Write out, word for word, every line from the first one through the line that holds "const monthSpans = [3, 5, 4, 4, 5, 4, 3];", and nothing else; skip the pictures.
****
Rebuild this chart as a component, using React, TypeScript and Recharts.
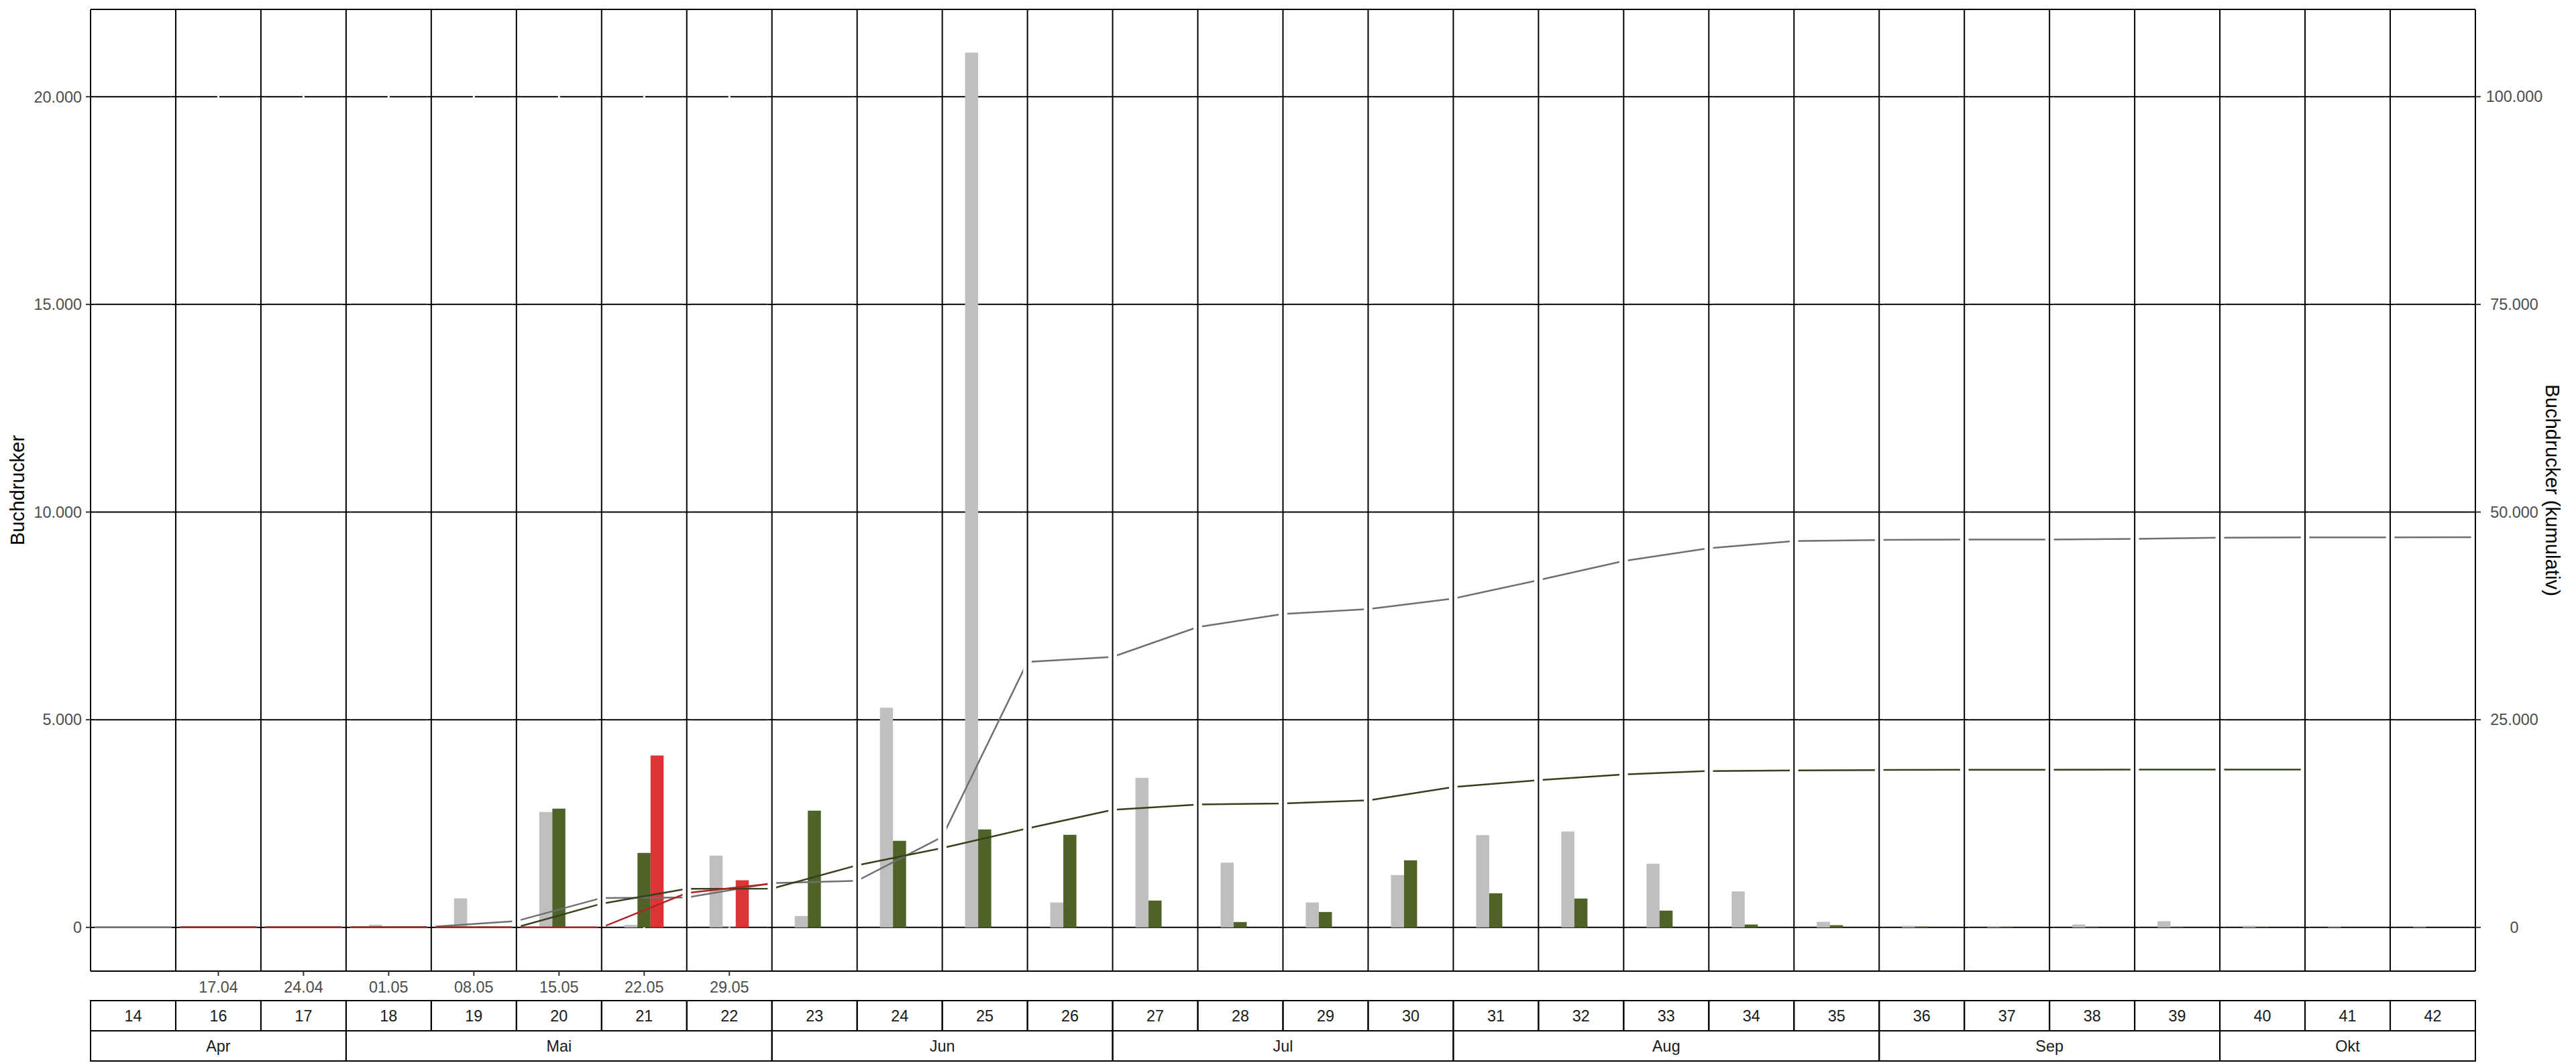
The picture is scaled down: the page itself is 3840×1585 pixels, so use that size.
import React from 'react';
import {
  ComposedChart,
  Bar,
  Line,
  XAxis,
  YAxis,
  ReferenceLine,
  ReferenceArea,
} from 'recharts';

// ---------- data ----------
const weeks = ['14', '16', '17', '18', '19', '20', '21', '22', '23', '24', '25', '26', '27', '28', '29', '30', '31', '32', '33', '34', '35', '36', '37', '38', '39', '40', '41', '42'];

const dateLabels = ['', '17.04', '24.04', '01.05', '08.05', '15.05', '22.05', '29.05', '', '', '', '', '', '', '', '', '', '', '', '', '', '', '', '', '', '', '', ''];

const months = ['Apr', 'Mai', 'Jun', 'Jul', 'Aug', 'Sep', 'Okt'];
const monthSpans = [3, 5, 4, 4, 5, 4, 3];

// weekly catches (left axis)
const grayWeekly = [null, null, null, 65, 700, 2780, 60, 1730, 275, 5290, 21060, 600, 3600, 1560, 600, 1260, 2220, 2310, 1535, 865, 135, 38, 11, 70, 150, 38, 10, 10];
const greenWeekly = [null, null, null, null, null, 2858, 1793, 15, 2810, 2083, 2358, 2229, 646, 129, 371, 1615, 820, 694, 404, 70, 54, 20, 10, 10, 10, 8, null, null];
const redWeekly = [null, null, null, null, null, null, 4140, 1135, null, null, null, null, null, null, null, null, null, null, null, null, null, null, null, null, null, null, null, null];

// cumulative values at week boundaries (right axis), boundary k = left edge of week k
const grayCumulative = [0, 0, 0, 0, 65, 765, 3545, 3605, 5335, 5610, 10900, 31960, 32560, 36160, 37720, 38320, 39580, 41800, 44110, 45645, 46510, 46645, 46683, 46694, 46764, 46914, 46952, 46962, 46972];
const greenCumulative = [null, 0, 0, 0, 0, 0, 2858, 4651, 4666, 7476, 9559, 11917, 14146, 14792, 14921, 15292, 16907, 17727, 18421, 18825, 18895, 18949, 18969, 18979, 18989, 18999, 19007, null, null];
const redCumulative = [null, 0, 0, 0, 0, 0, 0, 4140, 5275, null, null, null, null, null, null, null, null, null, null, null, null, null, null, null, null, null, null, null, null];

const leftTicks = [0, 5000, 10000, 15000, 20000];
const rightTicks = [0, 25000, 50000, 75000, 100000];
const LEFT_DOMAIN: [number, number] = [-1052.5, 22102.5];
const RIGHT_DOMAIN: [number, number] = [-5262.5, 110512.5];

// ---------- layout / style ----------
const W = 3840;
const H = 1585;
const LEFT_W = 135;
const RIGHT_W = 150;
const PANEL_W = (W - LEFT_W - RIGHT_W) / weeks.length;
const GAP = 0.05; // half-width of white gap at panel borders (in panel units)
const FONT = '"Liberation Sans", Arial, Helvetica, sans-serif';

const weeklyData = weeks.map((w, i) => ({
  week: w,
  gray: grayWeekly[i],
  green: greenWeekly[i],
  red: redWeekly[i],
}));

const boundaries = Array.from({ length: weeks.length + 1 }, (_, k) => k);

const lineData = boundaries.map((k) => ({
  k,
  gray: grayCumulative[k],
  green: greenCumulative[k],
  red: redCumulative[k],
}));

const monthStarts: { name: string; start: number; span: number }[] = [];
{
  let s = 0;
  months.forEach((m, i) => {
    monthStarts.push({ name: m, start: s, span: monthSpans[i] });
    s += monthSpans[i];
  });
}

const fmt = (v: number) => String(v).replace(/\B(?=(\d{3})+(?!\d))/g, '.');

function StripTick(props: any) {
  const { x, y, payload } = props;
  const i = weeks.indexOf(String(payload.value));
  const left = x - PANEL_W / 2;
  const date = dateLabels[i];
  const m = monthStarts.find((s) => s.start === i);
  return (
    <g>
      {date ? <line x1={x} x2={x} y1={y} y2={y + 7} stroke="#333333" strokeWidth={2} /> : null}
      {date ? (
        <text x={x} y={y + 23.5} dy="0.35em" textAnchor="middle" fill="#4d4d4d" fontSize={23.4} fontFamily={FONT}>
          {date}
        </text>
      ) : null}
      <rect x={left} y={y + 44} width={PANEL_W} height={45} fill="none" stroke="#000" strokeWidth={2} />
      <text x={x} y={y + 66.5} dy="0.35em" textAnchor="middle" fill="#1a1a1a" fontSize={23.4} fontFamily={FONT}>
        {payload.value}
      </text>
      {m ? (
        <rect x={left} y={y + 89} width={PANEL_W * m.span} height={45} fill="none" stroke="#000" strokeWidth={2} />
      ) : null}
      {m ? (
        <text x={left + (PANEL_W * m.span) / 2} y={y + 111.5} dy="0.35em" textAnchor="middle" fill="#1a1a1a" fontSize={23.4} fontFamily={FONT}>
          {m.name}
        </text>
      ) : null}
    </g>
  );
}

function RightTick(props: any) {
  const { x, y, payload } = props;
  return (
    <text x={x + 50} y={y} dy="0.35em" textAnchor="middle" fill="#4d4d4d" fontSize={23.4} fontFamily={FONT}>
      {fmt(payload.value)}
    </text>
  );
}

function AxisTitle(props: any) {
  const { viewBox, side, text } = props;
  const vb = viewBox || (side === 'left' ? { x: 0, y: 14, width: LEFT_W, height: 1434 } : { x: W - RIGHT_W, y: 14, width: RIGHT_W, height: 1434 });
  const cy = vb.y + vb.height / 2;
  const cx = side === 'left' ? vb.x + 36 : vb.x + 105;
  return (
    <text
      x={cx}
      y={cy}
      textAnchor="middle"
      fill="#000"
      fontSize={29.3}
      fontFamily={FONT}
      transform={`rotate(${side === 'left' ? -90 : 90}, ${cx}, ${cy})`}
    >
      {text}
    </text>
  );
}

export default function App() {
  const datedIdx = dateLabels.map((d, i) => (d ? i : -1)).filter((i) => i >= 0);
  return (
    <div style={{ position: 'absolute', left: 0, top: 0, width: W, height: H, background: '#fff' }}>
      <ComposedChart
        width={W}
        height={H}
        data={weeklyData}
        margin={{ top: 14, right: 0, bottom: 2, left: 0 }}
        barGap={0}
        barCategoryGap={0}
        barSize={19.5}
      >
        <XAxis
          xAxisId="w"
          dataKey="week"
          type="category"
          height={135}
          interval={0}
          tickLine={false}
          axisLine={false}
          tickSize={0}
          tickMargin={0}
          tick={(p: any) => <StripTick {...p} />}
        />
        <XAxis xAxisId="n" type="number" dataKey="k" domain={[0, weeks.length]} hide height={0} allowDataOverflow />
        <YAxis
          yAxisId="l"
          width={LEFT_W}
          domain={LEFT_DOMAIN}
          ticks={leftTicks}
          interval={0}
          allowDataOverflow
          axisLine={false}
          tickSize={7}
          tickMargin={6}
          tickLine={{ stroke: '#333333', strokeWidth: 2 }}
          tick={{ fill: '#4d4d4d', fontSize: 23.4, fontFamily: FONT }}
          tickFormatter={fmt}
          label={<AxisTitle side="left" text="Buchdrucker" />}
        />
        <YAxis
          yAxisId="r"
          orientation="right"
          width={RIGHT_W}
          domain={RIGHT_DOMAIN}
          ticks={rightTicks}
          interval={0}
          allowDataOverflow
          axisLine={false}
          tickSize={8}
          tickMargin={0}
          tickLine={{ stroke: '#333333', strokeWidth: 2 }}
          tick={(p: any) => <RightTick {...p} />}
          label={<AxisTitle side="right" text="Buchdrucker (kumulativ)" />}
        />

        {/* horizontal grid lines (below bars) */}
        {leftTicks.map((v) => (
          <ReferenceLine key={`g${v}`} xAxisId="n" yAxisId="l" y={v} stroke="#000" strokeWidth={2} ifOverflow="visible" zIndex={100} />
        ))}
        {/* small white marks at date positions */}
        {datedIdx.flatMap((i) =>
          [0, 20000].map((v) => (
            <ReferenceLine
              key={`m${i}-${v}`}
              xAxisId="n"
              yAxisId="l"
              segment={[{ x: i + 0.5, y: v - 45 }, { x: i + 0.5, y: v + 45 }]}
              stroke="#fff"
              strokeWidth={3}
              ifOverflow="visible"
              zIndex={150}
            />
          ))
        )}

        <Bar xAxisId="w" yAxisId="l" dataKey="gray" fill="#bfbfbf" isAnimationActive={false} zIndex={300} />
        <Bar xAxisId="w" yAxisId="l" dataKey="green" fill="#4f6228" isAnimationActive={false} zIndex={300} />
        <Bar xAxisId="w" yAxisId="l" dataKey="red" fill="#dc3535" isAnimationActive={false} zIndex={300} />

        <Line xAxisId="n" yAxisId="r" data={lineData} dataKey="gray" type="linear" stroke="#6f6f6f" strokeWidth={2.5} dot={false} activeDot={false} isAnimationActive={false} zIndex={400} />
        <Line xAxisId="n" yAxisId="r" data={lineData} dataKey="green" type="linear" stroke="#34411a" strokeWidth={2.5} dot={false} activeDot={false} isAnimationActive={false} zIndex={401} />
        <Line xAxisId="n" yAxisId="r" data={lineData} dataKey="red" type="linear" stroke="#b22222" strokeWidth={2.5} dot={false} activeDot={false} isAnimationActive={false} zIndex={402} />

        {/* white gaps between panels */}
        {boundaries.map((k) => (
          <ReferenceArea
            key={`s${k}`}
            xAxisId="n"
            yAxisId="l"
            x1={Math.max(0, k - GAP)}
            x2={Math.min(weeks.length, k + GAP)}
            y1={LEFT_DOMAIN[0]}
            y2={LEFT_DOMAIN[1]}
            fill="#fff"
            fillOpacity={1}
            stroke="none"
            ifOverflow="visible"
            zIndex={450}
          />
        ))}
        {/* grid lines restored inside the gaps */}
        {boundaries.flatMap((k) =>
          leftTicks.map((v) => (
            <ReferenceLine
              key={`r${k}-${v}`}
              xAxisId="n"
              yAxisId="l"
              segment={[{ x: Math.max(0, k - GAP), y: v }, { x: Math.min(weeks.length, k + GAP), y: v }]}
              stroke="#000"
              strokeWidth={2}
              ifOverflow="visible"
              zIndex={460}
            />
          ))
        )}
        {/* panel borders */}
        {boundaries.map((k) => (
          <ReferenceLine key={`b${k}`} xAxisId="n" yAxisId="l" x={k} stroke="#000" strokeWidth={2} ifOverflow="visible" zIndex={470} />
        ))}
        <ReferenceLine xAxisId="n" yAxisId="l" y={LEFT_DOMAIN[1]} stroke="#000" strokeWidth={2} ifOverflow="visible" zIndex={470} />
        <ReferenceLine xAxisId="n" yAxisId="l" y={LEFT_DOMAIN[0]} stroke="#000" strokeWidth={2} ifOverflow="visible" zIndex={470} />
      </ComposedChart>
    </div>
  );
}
****
◆ **Correct response**
Rebuild this chart as a component, using React, TypeScript and Recharts.
The picture is scaled down: the page itself is 3840×1585 pixels, so use that size.
import React from 'react';
import {
  ComposedChart,
  Bar,
  Line,
  XAxis,
  YAxis,
  ReferenceLine,
  ReferenceArea,
} from 'recharts';

// ---------- data ----------
const weeks = ['14', '16', '17', '18', '19', '20', '21', '22', '23', '24', '25', '26', '27', '28', '29', '30', '31', '32', '33', '34', '35', '36', '37', '38', '39', '40', '41', '42'];

const dateLabels = ['', '17.04', '24.04', '01.05', '08.05', '15.05', '22.05', '29.05', '', '', '', '', '', '', '', '', '', '', '', '', '', '', '', '', '', '', '', ''];

const months = ['Apr', 'Mai', 'Jun', 'Jul', 'Aug', 'Sep', 'Okt'];
const monthSpans = [3, 5, 4, 4, 5, 4, 3];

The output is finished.